On the face, of it, the fact that Tesco self-declared the wrongdoing, has removed those responsible, and would appear to be helping the SFO with a case against individuals, would make them a contender for a DPA. Tesco is also under investigation by the Financial Reporting Council and faces further facing legal action from shareholders both in the UK and the US.
Barclays is under investigation by the Serious Fraud Office for two advisory services agreements it made with Qatar Holding LLC in June and October 2008. The Financial Conduct Authority (FCA) opened an investigation in July 2012 into whether these agreements were connected with Barclays’ capital raisings in June and November 2008. Barclays paid fees of £322 million which were not disclosed under the agreements. The FCA issued warning notices against Barclays in September 2013. The FCA Warning Notices state that the fees paid were not for advisory services but rather were payments for the Qatari participation in raising capital for Barclays. The Warning Notice conclude that Barclays was in breach of disclosure obligations but also in breach of Listing Principle 3 (the requirement to act with integrity towards shareholders), and that it had acted recklessly. The FCA were due to fine Barclays £50 million but the FCA proceedings have been stayed because of the SFO investigation which started in August 2012. Barclays was set to contest the FCA’s ruling.
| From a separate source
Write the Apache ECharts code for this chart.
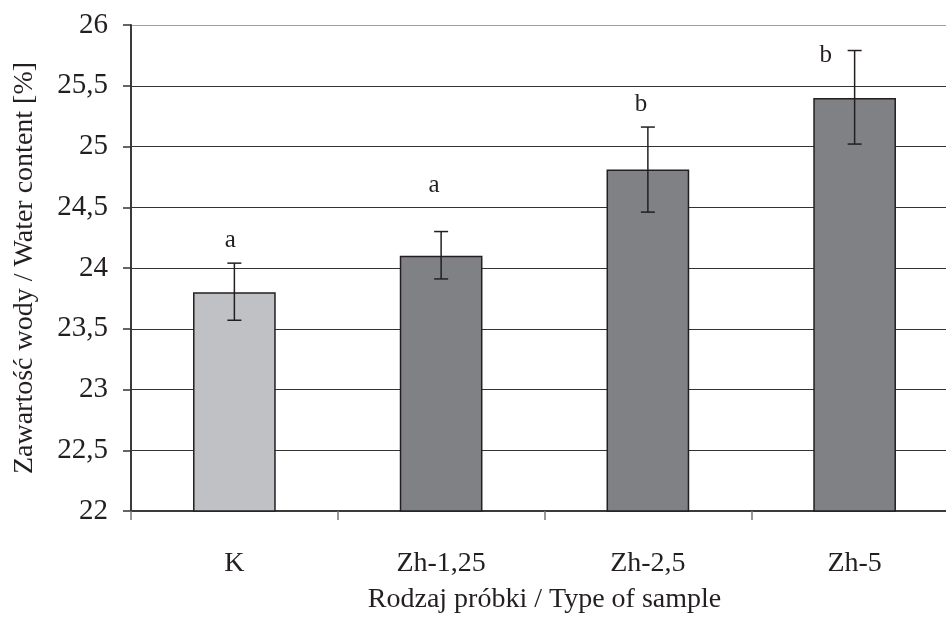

Barclays reported in October 2012 that the DOJ and SEC are also investigating whether Barclays’ relationships with third parties to win business for Barclays are compliant with the US FCPA and under this are also investigating the Qatari agreements. Barclays relationship with a third party is also under investigation by another undisclosed regulator.
The SFO, DOJ and SEC are said to be investigating whether the fees paid under the advisory services agreements amounted to an attempt to ‘induce’ the Qataris to invest £4.6 billion in the bank. Barclays was able, as a result of its capital raising, to avoid being part re-nationalised by the UK government, as RBS and Lloyds were.
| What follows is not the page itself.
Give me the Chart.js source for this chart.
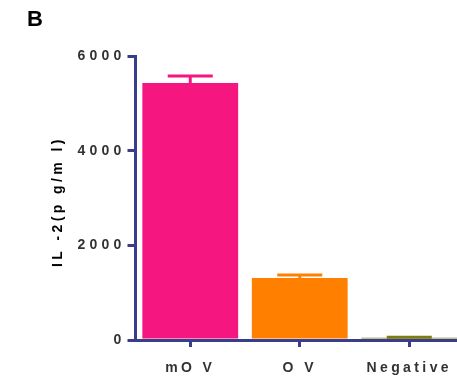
<!DOCTYPE html>
<html>
<head>
<meta charset="utf-8">
<script src="https://cdn.jsdelivr.net/npm/chart.js@4.4.1/dist/chart.umd.min.js"></script>
<style>
  html, body { margin: 0; padding: 0; background: #fff; overflow: hidden; }
  #wrap { position: relative; width: 470px; height: 378px; }
  #panel { position: absolute; left: 27px; top: 6px; font: bold 22px "Liberation Sans", Arial, sans-serif; color: #000; line-height: 26px; }
</style>
</head>
<body>
<div id="wrap">
  <canvas id="chart"></canvas>
  <div id="panel">B</div>
</div>
<script>
// IL-2 secretion per stimulation group (mean and upper SEM)
const categories = ['mO V', 'O V', 'Negative'];
const il2Mean = [5430, 1310, 45];
const il2Err = [150, 65, 15];
const yTicks = [0, 2000, 4000, 6000];
const barColors = ['#F6167F', '#FF8000', '#7D7D12'];

const axisColor = '#393D8C';
const fontFamily = '"Liberation Sans", Arial, sans-serif';

// One-sided error bars drawn from the error arrays through the chart scales
const errorBars = {
  id: 'errorBars',
  afterDatasetsDraw(chart) {
    const ctx = chart.ctx;
    const y = chart.scales.y;
    const meta = chart.getDatasetMeta(0);
    ctx.save();
    meta.data.forEach((bar, i) => {
      const top = y.getPixelForValue(il2Mean[i] + il2Err[i]);
      const base = y.getPixelForValue(il2Mean[i]);
      const half = bar.width * 0.235;
      ctx.strokeStyle = barColors[i];
      ctx.lineWidth = 3;
      ctx.beginPath();
      ctx.moveTo(bar.x, base);
      ctx.lineTo(bar.x, top);
      ctx.moveTo(bar.x - half, top);
      ctx.lineTo(bar.x + half, top);
      ctx.stroke();
    });
    ctx.restore();
    // value labels on the y axis (drawn after the datasets) use wider tracking
    ctx.letterSpacing = '4.2px';
  }
};

// Tracking for the axis title and the category labels
const spacing = {
  id: 'spacing',
  beforeDraw(chart) { chart.ctx.letterSpacing = '3.4px'; }
};

new Chart(document.getElementById('chart'), {
  type: 'bar',
  data: {
    labels: categories,
    datasets: [{
      data: il2Mean,
      backgroundColor: barColors,
      borderWidth: 0,
      barPercentage: 0.875,
      categoryPercentage: 1
    }]
  },
  options: {
    responsive: true,
    maintainAspectRatio: false,
    animation: false,
    layout: { padding: { left: 50, top: 56, right: 6, bottom: 0 } },
    plugins: { legend: { display: false }, tooltip: { enabled: false } },
    scales: {
      x: {
        border: { color: axisColor, width: 3 },
        grid: { display: true, drawOnChartArea: false, offset: false, color: axisColor, lineWidth: 3, tickLength: 7 },
        ticks: { color: '#333', padding: 13, font: { family: fontFamily, size: 14, weight: 'bold' } },
        afterFit(scale) { scale.height = 38; }
      },
      y: {
        min: 0,
        max: 6000,
        afterBuildTicks(scale) { scale.ticks = yTicks.map(v => ({ value: v })); },
        border: { color: axisColor, width: 3 },
        grid: { display: true, drawOnChartArea: false, color: axisColor, lineWidth: 3, tickLength: 8 },
        ticks: {
          z: 1,
          color: '#333',
          padding: 2,
          font: { family: fontFamily, size: 14, weight: 'bold' },
          callback: v => String(v)
        },
        title: {
          display: true,
          text: 'IL -2(p g/m l) ',
          color: '#000',
          padding: 0,
          font: { family: fontFamily, size: 14, weight: 'bold' }
        },
        afterFit(scale) { scale.width = 85.5; }
      }
    }
  },
  plugins: [spacing, errorBars]
});
</script>
</body>
</html>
If Barclays has been offered to enter into talks for a DPA, this would be a very contentious choice by the SFO. The fact that Barclays did not self-report to the SFO and was due to contest the FCA ruling raises questions as to how cooperative it has really been. And the fact that it is under investigation for further corruption offences in the US would militate against it being given a DPA. Under the DPA Code of Practice a main public interest factor in favour of prosecution rather than an agreement would be a history of similar conduct. The Codes states that “failure to prosecute in circumstances where there have been repeated or serious breaches of the law may not be a proportionate response and may not provide adequate deterrent effects.”
It is possible that a DPA has been offered to Barclays as part of a global settlement involving a DPA with the US DOJ with regard to FCPA violations. However, if the UK were to give Barclays a DPA when it is either still under investigation by the DOJ for corruption and bribery allegations, or where the SFO only enters into an agreement with Barclays with regard to Qatar while the DOJ enters into an agreement with regard to broader corruption offences committed, the SFO will look extremely weak.